A recurring theme threaded through speeches from coast to coast — the defense of judicial independence, constitutional norms and the broader rule of law amid mounting clashes between President Donald Trump and segments of the legal establishment.
At graduation events, speakers repeatedly referenced growing pressure on courts, bar associations and major law firms. Several framed the current moment as a stress test not just for institutions, but for the moral backbone of young attorneys about to enter the profession.
Maryland Congressman Jamie Raskin used his address at the Washington College of Law at American University to sharply criticize executive actions targeting law firms viewed as hostile to Trump. He contrasted firms that challenged those measures in court with others that chose accommodation over confrontation.
Raskin urged graduates to resist the temptation of comfort when principle is at stake, telling them their legal training would eventually force choices between power and justice.
At the University of Pennsylvania Carey Law School, Pennsylvania Governor Josh Shapiro warned against lawyers becoming participants in what he described as a political culture fueled by division and institutional decay.
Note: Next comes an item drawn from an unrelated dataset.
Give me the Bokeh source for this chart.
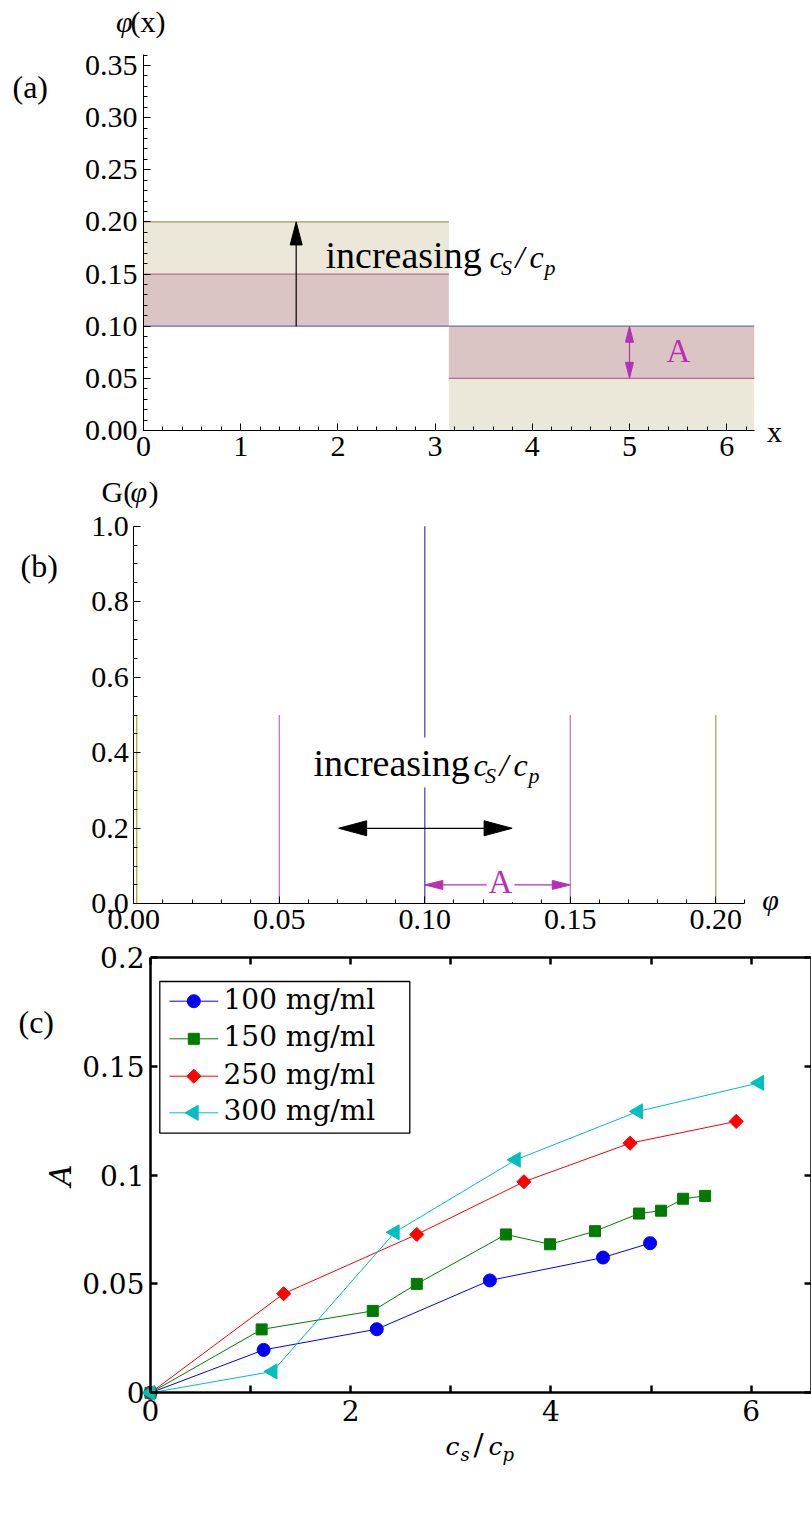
import numpy as np
from bokeh.plotting import figure
from bokeh.layouts import column
from bokeh.models import (Range1d, FixedTicker, PrintfTickFormatter, Label, LinearAxis)
from bokeh.embed import file_html
from bokeh.resources import INLINE

# ---------------- data ----------------
# (a) step profiles phi(x) = phi_mean +/- amplitude
x_edges = [0.0, np.pi, 2 * np.pi]
phi_mean = 0.10
amplitudes = [0.0, 0.05, 0.10]

# (b) distributions G(phi): peak positions and weights
g_phi_a0 = [0.10]
g_val_a0 = [1.0]
g_phi_a1 = [0.05, 0.15]
g_val_a1 = [0.5, 0.5]
g_phi_a2 = [0.001, 0.20]
g_val_a2 = [0.5, 0.5]

# (c) measured amplitude A vs cs/cp
cs_100 = [0.0, 1.13, 2.26, 3.39, 4.52, 4.99]
A_100 = [0.0, 0.0197, 0.0292, 0.0516, 0.0621, 0.0687]
cs_150 = [0.0, 1.11, 2.22, 2.66, 3.55, 3.99, 4.44, 4.88, 5.10, 5.32, 5.54]
A_150 = [0.0, 0.0291, 0.0376, 0.0500, 0.0727, 0.0682, 0.0742, 0.0823, 0.0836, 0.0891, 0.0904]
cs_250 = [0.0, 1.33, 2.66, 3.73, 4.79, 5.85]
A_250 = [0.0, 0.0455, 0.0727, 0.0969, 0.1146, 0.1246]
cs_300 = [0.0, 1.22, 2.44, 3.65, 4.87, 6.08]
A_300 = [0.0, 0.0098, 0.0737, 0.1070, 0.1292, 0.1423]
series_labels = ["100 mg/ml", "150 mg/ml", "250 mg/ml", "300 mg/ml"]

# axis extents and ticks
a_xmax, a_ymax = 2 * np.pi, 0.361
b_xmax, b_ymax = 0.21, 1.0
c_xmax, c_ymax = 6.6, 0.2
a_xticks = [0, 1, 2, 3, 4, 5, 6]
a_yticks = [0.0, 0.05, 0.10, 0.15, 0.20, 0.25, 0.30, 0.35]
b_xticks = [0.0, 0.05, 0.10, 0.15, 0.20]
b_yticks = [0.0, 0.2, 0.4, 0.6, 0.8, 1.0]
c_xticks = [0, 2, 4, 6]
c_xminor = [1, 3, 5]
c_yticks = [0.0, 0.05, 0.10, 0.15, 0.20]
c_ylabels = ["0", "0.05", "0.1", "0.15", "0.2"]

SERIF = "Liberation Serif"
CSERIF = "DejaVu Serif"
BLUE_M, PURPLE_M, OLIVE_M = "#3D3D99", "#993D71", "#998C3F"
MAGENTA = "#B530B5"
PAGE_L, PAGE_R = 0, 811
BASELINE_FIX = 0.4   # label baseline correction, in em


class Mapping:
    """page-pixel <-> data mapping of one panel"""
    def __init__(self, x0, y0, sx, sy):
        self.x0, self.y0, self.sx, self.sy = x0, y0, sx, sy

    def X(self, px):
        return (px - self.x0) / self.sx

    def Y(self, py):
        return (self.y0 - py) / self.sy


def make_fig(m, top, height):
    p = figure(width=PAGE_R - PAGE_L, height=height,
               x_range=Range1d(m.X(PAGE_L), m.X(PAGE_R)),
               y_range=Range1d(m.Y(top + height), m.Y(top)),
               x_axis_location=None, y_axis_location=None, title=None,
               output_backend="svg", toolbar_location=None,
               min_border=0, min_border_left=0, min_border_right=0,
               min_border_top=0, min_border_bottom=0)
    p.outline_line_color = None
    for g in p.grid:
        g.visible = False
    return p


def lab(fig, m, px, py, text, size, style="normal", color="black", align="left",
        baseline="alphabetic", font=SERIF, bg=None, angle=0.0, pad=0):
    if baseline == "alphabetic":
        py = py - BASELINE_FIX * size
    l = Label(x=m.X(px), y=m.Y(py), text=text, text_font=font, text_font_size=f"{size}px",
              text_font_style=style, text_color=color, text_align=align,
              text_baseline=baseline, angle=angle)
    if bg is not None:
        l.background_fill_color = bg
        l.padding = pad
    fig.add_layout(l)


def head(fig, m, xt, yt, dx, dy, L, W, color):
    xb = xt - L * dx / m.sx
    yb = yt - L * dy / m.sy
    px, py = -dy, dx
    xs = [xt, xb + 0.5 * W * px / m.sx, xb - 0.5 * W * px / m.sx]
    ys = [yt, yb + 0.5 * W * py / m.sy, yb - 0.5 * W * py / m.sy]
    fig.patch(xs, ys, fill_color=color, line_color=color, line_width=1)


def axis(fig, side, loc, bounds, ticks, minor, font, size, tin=7, tmin=4, lw=1, standoff=6, fmt=None):
    ax = LinearAxis(fixed_location=loc, bounds=bounds,
                    ticker=FixedTicker(ticks=ticks, minor_ticks=minor))
    ax.axis_line_color = "black"
    ax.axis_line_width = lw
    ax.major_tick_line_color = "black"
    ax.minor_tick_line_color = "black"
    ax.major_tick_line_width = lw
    ax.minor_tick_line_width = lw
    ax.major_tick_in = tin
    ax.major_tick_out = 0
    ax.minor_tick_in = tmin
    ax.minor_tick_out = 0
    ax.major_label_text_font = font
    ax.major_label_text_font_size = f"{size}px"
    ax.major_label_text_color = "black"
    ax.major_label_standoff = standoff
    if fmt is not None:
        ax.formatter = PrintfTickFormatter(format=fmt)
    fig.add_layout(ax, side)
    return ax


def fraction_text(fig, m, px, py, sub1, sub2, big, small, font, drop, gaps, style_slash, slash_size=None):
    # c_{sub1} / c_{sub2}
    g1, g2, g3, g4 = gaps
    lab(fig, m, px, py, "c", big, style="italic", font=font)
    lab(fig, m, px + g1, py + drop, sub1, small, style="italic", font=font)
    lab(fig, m, px + g2, py, "/", slash_size or big, style=style_slash, font=font)
    lab(fig, m, px + g3, py, "c", big, style="italic", font=font)
    lab(fig, m, px + g4, py + drop, sub2, small, style="italic", font=font)


# ---------------- panel (a) ----------------
ma = Mapping(143.0, 430.0, (753.7 - 143.0) / (2 * np.pi), (430.0 - 65.0) / 0.35)
pa = make_fig(ma, 0, 472)

fill_cols = [BLUE_M, PURPLE_M, OLIVE_M]
line_cols = ["#6A6AC0", "#B86A98", "#A39A55"]
for amp, fc in zip(amplitudes[::-1], fill_cols[::-1]):
    if amp == 0:
        continue
    xs = [x_edges[0], x_edges[1], x_edges[1], x_edges[2]]
    ys = [phi_mean + amp, phi_mean + amp, phi_mean - amp, phi_mean - amp]
    pa.varea(x=xs, y1=[phi_mean] * 4, y2=ys, fill_color=fc, fill_alpha=0.2)
for amp, lc in zip(amplitudes[::-1], line_cols[::-1]):
    pa.segment(x0=[x_edges[0], x_edges[1]], y0=[phi_mean + amp, phi_mean - amp],
               x1=[x_edges[1], x_edges[2]], y1=[phi_mean + amp, phi_mean - amp],
               line_color=lc, line_width=1.2)

xa = x_edges[1] / 2
pa.segment(x0=[xa], y0=[phi_mean], x1=[xa], y1=[phi_mean + amplitudes[2] - 0.01],
           line_color="black", line_width=1.2)
head(pa, ma, xa, phi_mean + amplitudes[2], 0, 1, 23, 12, "black")
pa.segment(x0=[5.0], y0=[phi_mean - amplitudes[1] + 0.008], x1=[5.0], y1=[phi_mean - 0.008],
           line_color=MAGENTA, line_width=1.2)
head(pa, ma, 5.0, phi_mean, 0, 1, 16, 8, MAGENTA)
head(pa, ma, 5.0, phi_mean - amplitudes[1], 0, -1, 16, 8, MAGENTA)

axis(pa, "below", 0.0, (0, a_xmax), a_xticks, [round(0.2 * i, 1) for i in range(32)],
     SERIF, 30, standoff=6, fmt="%d")
axis(pa, "left", 0.0, (0, a_ymax), a_yticks, [round(0.01 * i, 2) for i in range(37)],
     SERIF, 30, standoff=6, fmt="%.2f")

lab(pa, ma, 12, 99, "(a)", 32)
lab(pa, ma, 132, 33, "\u03c6", 30, style="italic", align="right")
lab(pa, ma, 130, 33, "(x)", 30)
lab(pa, ma, 774, 442.7, "x", 30, align="center")
lab(pa, ma, 325, 269.3, "increasing", 38)
fraction_text(pa, ma, 489, 269.3, "S", "p", 32, 22, SERIF, 6, (11.5, 26, 40, 55), "italic")
lab(pa, ma, 678, 363.3, "A", 33, color=MAGENTA, align="center")

# ---------------- panel (b) ----------------
mb = Mapping(133.3, 903.3, (715.3 - 133.3) / 0.2, (903.3 - 525.7) / 1.0)
pb = make_fig(mb, 472, 470)

pb.segment(x0=g_phi_a2[:1], y0=[0], x1=g_phi_a2[:1], y1=g_val_a2[:1], line_color="#B5AE2A", line_width=1.3)
pb.segment(x0=g_phi_a2[1:], y0=[0], x1=g_phi_a2[1:], y1=g_val_a2[1:], line_color="#A8A062", line_width=1.3)
pb.segment(x0=g_phi_a1, y0=[0, 0], x1=g_phi_a1, y1=g_val_a1, line_color="#C277C2", line_width=1.3)
pb.segment(x0=g_phi_a0, y0=[0], x1=g_phi_a0, y1=g_val_a0, line_color="#4848C8", line_width=1.3)

pb.segment(x0=[0.075], y0=[0.2], x1=[0.125], y1=[0.2], line_color="black", line_width=1.2)
head(pb, mb, 0.0704, 0.2, -1, 0, 28, 15, "black")
head(pb, mb, 0.1300, 0.2, 1, 0, 28, 15, "black")
pb.segment(x0=[g_phi_a0[0] + 0.004], y0=[0.05], x1=[g_phi_a1[1] - 0.004], y1=[0.05],
           line_color=MAGENTA, line_width=1.2)
head(pb, mb, g_phi_a0[0], 0.05, -1, 0, 18, 9, MAGENTA)
head(pb, mb, g_phi_a1[1], 0.05, 1, 0, 18, 9, MAGENTA)

axis(pb, "below", 0.0, (0, b_xmax), b_xticks, [round(0.01 * i, 2) for i in range(22)],
     SERIF, 30, standoff=6, fmt="%.2f")
axis(pb, "left", 0.0, (0, b_ymax), b_yticks, [round(0.05 * i, 2) for i in range(21)],
     SERIF, 30, standoff=5, fmt="%.1f")

lab(pb, mb, 500, 895, "A", 33, color=MAGENTA, align="center", bg="white", pad=2)
lab(pb, mb, 20, 578, "(b)", 32)
lab(pb, mb, 101, 503.3, "G(", 30)
lab(pb, mb, 130, 503.3, "\u03c6", 30, style="italic")
lab(pb, mb, 148, 503.3, ")", 30)
lab(pb, mb, 770, 911, "\u03c6", 30, style="italic", align="center")
lab(pb, mb, 309, 777.3, "increasing", 38, bg="white", pad=4)
fraction_text(pb, mb, 473, 777.3, "S", "p", 32, 22, SERIF, 6, (11.5, 26, 40, 55), "italic")

# ---------------- panel (c) ----------------
mc = Mapping(150.0, 1392.3, (750.7 - 150.0) / 6.0, (1392.3 - 956.7) / 0.2)
pc = make_fig(mc, 942, 538)

specs = [
    (cs_100, A_100, "#0000FF", "#0000FF", "circle", 13, 0.0),
    (cs_150, A_150, "#008000", "#007A00", "square", 11, 0.0),
    (cs_250, A_250, "#FF0000", "#FF0000", "square", 10, np.pi / 4),
    (cs_300, A_300, "#00BFBF", "#00BFBF", "triangle", 15, np.pi / 2),
]
for xs, ys, lc, mcol, mk, sz, ang in specs:
    pc.line(xs, ys, line_color=lc, line_width=1)
    pc.scatter(xs, ys, marker=mk, size=sz, angle=ang, fill_color=mcol, line_color=mcol)

# legend box (top-left, inside the axes)
lg_l, lg_r, lg_t, lg_b = 159.3, 409.3, 981.0, 1132.7
pc.quad(left=[mc.X(lg_l)], right=[mc.X(lg_r)], top=[mc.Y(lg_t)], bottom=[mc.Y(lg_b)],
        fill_color="white", line_color="black", line_width=1.3)
row_y = [1000.7, 1038.3, 1075.7, 1112.3]
for (xs, ys, lc, mcol, mk, sz, ang), name, ry in zip(specs, series_labels, row_y):
    pc.segment(x0=[mc.X(169)], y0=[mc.Y(ry)], x1=[mc.X(217.7)], y1=[mc.Y(ry)],
               line_color=lc, line_width=1)
    pc.scatter([mc.X(193.3)], [mc.Y(ry)], marker=mk, size=sz, angle=ang,
               fill_color=mcol, line_color=mcol)
    lab(pc, mc, 223, ry + 9, name, 28, font=CSERIF)

axis(pc, "below", 0.0, (0, c_xmax), c_xticks, c_xminor, CSERIF, 28, tin=7, tmin=7,
     lw=2.5, standoff=7, fmt="%d")
yl = axis(pc, "left", 0.0, (0, c_ymax), c_yticks, [], CSERIF, 28, tin=7, tmin=7,
          lw=2.5, standoff=6)
yl.major_label_overrides = {t: s for t, s in zip(c_yticks, c_ylabels)}
# top and right frame edges: ticks only (minor ticks carry no labels)
axis(pc, "above", c_ymax, (0, c_xmax), [], [0, 1, 2, 3, 4, 5, 6], CSERIF, 28,
     tin=7, tmin=7, lw=2.5)
axis(pc, "right", c_xmax, (0, c_ymax), [], c_yticks, CSERIF, 28, tin=7, tmin=7, lw=2.5)

lab(pc, mc, 18, 1034, "(c)", 32)
lab(pc, mc, 60, 1175, "A", 30, style="italic", font=CSERIF, align="center",
    baseline="middle", angle=np.pi / 2)
fraction_text(pc, mc, 445, 1456, "s", "p", 25, 18, CSERIF, 5, (15, 28, 43, 57), "normal",
              slash_size=30)

layout = column(pa, pb, pc, spacing=0)
open("out.html", "w").write(file_html(layout, INLINE))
Instead, he framed the profession as one capable of repairing public trust rather than deepening fractures.
Meanwhile, at Yale Law School, Chief Judge James Boasberg delivered perhaps the most direct appeal for civic courage. He cautioned graduates that defending the judiciary becomes difficult precisely when remaining quiet is professionally safer and financially rewarding.
His remarks suggested that preserving democratic institutions may increasingly demand personal sacrifice from attorneys willing to challenge political pressure.
Similar concerns surfaced on the West Coast. Goodwin Liu, speaking to graduates at the University of California, Los Angeles School of Law, stressed that the independence of both judges and lawyers remains essential to a functioning justice system. He described that independence as being under visible strain and urged graduates to defend it with resolve.
Taken together, the speeches reflected an unusual commencement season — one where legal ethics, democratic resilience and institutional accountability overshadowed the traditional focus on careers, clerkships and billable hours. For many graduating students, the message was unmistakable: entering the legal profession today may also mean stepping into a political crossroads.